* Start Data in this exercise *
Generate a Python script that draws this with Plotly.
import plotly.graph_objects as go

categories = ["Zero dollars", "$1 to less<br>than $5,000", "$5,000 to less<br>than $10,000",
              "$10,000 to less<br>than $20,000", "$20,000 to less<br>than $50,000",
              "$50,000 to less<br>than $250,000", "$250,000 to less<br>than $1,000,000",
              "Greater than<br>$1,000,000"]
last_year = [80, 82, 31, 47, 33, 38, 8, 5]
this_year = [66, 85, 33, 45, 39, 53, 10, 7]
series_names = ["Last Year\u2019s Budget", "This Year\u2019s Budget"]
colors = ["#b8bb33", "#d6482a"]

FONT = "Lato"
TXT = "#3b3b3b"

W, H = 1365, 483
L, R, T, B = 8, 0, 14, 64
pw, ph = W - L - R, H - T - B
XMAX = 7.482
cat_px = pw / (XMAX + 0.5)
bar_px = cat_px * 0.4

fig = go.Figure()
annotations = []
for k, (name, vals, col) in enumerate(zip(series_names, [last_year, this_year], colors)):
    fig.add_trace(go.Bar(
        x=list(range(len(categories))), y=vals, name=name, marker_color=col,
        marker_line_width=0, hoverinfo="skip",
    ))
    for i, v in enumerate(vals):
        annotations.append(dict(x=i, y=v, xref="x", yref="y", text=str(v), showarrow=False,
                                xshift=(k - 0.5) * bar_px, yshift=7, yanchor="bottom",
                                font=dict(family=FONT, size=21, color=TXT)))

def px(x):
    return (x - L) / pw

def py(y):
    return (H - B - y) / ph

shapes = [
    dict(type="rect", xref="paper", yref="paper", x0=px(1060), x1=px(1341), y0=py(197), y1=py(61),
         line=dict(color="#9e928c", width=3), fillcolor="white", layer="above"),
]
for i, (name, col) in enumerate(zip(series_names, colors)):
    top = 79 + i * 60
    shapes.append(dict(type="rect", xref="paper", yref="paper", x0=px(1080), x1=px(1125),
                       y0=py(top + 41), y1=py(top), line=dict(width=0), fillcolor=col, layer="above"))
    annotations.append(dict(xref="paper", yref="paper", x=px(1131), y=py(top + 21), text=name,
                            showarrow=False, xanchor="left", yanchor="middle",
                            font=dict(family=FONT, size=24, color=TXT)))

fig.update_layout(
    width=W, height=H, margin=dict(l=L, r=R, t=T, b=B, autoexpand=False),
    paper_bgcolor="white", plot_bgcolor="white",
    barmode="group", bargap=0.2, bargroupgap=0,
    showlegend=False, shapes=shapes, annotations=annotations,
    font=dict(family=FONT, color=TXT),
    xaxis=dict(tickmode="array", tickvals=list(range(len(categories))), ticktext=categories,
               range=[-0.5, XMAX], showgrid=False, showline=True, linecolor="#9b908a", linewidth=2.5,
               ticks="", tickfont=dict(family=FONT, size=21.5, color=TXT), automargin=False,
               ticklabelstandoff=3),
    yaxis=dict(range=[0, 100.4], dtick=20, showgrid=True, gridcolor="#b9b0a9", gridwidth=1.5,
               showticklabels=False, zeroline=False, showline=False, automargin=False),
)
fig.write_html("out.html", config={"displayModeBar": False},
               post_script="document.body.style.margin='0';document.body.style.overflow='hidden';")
* End Data in this exercise *
* Start Data in this exercise *
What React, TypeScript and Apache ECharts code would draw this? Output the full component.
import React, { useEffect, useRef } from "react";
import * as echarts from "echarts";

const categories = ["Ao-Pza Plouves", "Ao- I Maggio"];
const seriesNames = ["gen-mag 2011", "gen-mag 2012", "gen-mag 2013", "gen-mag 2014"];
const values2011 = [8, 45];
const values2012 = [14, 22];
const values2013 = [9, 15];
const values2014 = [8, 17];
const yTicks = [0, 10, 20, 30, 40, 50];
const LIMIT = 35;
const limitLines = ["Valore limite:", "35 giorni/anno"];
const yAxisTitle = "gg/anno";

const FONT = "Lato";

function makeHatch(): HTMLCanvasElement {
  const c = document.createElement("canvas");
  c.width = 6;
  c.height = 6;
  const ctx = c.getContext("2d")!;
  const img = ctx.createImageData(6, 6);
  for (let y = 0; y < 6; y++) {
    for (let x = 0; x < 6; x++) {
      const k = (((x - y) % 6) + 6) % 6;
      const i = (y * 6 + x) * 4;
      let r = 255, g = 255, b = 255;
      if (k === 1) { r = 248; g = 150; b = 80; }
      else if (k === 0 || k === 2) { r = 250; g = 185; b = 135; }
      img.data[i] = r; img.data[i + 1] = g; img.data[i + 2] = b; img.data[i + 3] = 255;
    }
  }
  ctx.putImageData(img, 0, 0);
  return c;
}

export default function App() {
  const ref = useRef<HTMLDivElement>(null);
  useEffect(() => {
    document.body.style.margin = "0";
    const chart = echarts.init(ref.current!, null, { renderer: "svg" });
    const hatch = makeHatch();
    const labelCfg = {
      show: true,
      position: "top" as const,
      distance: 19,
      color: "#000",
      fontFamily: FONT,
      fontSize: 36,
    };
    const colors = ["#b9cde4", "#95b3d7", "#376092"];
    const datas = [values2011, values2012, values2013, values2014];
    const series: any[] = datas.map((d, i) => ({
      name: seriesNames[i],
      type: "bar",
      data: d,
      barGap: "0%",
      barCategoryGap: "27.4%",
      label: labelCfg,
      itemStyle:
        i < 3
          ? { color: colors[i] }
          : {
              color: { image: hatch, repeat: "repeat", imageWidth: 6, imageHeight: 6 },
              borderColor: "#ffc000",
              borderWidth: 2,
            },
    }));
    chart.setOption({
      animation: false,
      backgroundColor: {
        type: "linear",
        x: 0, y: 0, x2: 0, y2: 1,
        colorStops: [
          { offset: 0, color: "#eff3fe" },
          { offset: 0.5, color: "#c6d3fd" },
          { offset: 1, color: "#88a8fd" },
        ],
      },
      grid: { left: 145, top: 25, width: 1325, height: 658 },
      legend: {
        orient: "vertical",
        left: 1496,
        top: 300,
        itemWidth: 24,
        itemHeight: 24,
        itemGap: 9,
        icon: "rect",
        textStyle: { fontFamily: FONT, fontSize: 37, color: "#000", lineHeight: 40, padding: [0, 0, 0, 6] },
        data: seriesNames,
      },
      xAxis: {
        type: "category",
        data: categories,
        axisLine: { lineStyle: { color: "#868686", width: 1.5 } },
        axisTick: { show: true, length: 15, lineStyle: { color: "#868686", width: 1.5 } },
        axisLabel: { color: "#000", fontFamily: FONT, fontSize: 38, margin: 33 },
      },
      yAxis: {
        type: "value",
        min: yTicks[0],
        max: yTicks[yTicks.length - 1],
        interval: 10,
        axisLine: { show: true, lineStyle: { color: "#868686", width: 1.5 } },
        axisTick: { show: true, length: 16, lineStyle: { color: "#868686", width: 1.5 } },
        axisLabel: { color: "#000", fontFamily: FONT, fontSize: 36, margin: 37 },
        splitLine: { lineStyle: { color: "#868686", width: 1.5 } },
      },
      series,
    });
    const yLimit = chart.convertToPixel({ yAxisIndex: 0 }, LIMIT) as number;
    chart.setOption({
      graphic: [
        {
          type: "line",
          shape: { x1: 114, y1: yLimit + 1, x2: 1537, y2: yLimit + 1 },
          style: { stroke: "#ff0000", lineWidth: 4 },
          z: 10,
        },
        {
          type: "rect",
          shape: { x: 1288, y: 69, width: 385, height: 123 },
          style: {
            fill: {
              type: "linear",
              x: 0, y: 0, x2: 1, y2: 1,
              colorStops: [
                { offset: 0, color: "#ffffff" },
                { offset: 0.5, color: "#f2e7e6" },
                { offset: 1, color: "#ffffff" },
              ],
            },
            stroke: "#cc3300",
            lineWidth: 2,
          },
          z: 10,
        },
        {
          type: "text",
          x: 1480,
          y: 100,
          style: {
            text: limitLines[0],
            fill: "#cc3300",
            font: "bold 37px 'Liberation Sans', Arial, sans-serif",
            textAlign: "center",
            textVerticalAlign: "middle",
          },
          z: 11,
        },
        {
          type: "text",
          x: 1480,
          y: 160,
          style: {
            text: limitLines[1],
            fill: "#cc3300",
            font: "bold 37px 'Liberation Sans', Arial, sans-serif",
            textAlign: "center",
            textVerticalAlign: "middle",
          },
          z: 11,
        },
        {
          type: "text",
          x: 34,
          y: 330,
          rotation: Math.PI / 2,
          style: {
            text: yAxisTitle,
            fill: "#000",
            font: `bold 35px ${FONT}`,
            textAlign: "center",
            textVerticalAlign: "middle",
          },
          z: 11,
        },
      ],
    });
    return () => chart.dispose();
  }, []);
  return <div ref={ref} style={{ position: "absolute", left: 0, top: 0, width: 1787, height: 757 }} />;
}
* End Data in this exercise *
* Exercise objective: Exactly and only the lines from the line with "Generate a Python" to the line with "bar_px = cat_px * 0.4", both included, are to be printed.

* Result of the task:
Generate a Python script that draws this with Plotly.
import plotly.graph_objects as go

categories = ["Zero dollars", "$1 to less<br>than $5,000", "$5,000 to less<br>than $10,000",
              "$10,000 to less<br>than $20,000", "$20,000 to less<br>than $50,000",
              "$50,000 to less<br>than $250,000", "$250,000 to less<br>than $1,000,000",
              "Greater than<br>$1,000,000"]
last_year = [80, 82, 31, 47, 33, 38, 8, 5]
this_year = [66, 85, 33, 45, 39, 53, 10, 7]
series_names = ["Last Year\u2019s Budget", "This Year\u2019s Budget"]
colors = ["#b8bb33", "#d6482a"]

FONT = "Lato"
TXT = "#3b3b3b"

W, H = 1365, 483
L, R, T, B = 8, 0, 14, 64
pw, ph = W - L - R, H - T - B
XMAX = 7.482
cat_px = pw / (XMAX + 0.5)
bar_px = cat_px * 0.4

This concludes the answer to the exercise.